## Required task
Starting with the first line of the listing, quote each line exactly until and including the one with "import plotly.graph_objects as go", leaving pictures out.

=====

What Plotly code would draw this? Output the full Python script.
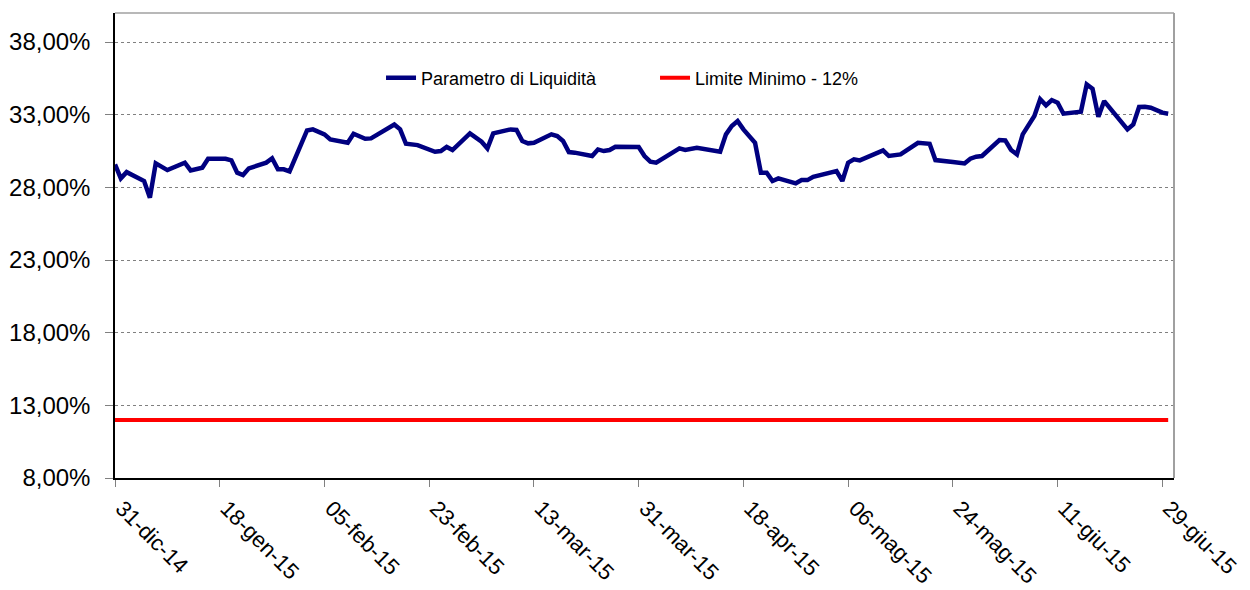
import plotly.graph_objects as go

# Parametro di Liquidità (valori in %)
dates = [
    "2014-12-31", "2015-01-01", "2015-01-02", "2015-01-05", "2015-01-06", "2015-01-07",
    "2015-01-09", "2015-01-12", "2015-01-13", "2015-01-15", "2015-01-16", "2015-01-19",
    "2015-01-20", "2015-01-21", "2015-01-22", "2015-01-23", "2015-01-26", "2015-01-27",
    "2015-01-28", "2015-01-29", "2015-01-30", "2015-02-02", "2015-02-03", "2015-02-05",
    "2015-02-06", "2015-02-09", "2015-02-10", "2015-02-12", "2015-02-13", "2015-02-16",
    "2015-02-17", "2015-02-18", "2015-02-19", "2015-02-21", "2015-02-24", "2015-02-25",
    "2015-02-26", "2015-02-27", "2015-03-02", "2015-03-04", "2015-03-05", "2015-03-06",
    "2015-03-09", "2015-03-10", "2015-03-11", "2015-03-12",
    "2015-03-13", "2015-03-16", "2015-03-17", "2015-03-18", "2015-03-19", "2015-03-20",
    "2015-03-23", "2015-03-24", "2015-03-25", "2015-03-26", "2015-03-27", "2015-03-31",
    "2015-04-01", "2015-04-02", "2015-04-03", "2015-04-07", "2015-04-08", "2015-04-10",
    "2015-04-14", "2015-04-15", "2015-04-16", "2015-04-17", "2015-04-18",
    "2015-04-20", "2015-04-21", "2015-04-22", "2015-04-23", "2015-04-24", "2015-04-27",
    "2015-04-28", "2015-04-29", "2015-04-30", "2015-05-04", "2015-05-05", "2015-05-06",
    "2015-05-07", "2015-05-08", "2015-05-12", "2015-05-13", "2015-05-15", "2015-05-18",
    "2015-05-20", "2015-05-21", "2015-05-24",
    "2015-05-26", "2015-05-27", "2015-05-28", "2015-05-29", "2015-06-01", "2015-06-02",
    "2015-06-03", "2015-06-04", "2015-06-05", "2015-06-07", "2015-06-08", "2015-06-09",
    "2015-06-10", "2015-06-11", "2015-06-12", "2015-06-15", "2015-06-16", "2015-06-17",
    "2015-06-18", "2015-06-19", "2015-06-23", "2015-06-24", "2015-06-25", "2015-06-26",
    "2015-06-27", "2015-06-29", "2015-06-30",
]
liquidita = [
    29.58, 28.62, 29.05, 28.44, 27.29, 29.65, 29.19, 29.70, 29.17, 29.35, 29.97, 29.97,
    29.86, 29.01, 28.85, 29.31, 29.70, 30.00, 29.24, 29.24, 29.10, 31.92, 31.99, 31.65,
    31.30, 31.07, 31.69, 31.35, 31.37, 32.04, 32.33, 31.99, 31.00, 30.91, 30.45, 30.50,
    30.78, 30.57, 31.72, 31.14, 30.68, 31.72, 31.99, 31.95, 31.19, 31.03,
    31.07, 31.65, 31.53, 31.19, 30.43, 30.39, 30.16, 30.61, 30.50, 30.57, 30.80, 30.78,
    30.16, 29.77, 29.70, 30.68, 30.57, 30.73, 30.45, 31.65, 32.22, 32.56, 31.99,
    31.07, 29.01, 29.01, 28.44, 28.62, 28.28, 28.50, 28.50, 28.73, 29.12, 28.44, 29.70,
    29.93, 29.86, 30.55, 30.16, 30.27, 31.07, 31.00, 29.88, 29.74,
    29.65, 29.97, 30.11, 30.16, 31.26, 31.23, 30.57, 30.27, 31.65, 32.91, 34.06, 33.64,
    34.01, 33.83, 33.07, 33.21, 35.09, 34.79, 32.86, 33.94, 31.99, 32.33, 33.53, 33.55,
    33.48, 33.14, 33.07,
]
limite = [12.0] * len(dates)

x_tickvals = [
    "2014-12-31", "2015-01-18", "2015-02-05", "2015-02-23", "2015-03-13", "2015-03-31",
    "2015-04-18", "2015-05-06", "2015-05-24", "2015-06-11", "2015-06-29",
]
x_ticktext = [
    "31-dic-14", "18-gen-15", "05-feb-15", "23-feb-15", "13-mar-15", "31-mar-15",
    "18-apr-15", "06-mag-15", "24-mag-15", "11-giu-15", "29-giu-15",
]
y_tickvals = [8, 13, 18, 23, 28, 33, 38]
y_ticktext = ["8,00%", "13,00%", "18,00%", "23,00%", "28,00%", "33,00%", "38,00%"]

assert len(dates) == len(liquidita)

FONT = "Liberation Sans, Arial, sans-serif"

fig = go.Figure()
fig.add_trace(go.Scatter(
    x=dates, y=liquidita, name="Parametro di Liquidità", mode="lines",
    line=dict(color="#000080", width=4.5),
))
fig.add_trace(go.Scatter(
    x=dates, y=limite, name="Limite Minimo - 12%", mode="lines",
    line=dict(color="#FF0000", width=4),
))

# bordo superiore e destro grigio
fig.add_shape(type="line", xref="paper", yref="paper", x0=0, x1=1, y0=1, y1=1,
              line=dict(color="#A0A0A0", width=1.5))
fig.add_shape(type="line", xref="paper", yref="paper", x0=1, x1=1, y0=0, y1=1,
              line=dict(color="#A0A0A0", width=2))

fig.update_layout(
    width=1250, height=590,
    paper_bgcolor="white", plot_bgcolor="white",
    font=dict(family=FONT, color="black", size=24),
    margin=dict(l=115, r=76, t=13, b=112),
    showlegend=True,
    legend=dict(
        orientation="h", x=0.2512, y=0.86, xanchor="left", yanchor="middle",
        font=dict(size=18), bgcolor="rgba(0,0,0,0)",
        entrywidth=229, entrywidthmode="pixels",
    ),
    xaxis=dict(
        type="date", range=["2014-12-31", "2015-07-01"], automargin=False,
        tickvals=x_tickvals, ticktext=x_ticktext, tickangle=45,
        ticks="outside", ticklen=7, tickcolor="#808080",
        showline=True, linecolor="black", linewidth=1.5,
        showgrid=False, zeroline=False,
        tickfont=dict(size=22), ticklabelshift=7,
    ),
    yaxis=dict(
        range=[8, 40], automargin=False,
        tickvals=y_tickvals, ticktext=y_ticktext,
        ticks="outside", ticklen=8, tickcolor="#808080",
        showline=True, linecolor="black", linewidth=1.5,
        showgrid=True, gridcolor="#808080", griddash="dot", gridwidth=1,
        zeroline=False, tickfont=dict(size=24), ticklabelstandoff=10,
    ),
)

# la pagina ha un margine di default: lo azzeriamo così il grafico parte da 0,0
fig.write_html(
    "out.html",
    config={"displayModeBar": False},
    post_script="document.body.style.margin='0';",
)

=====

## Exercise solution
What Plotly code would draw this? Output the full Python script.
import plotly.graph_objects as go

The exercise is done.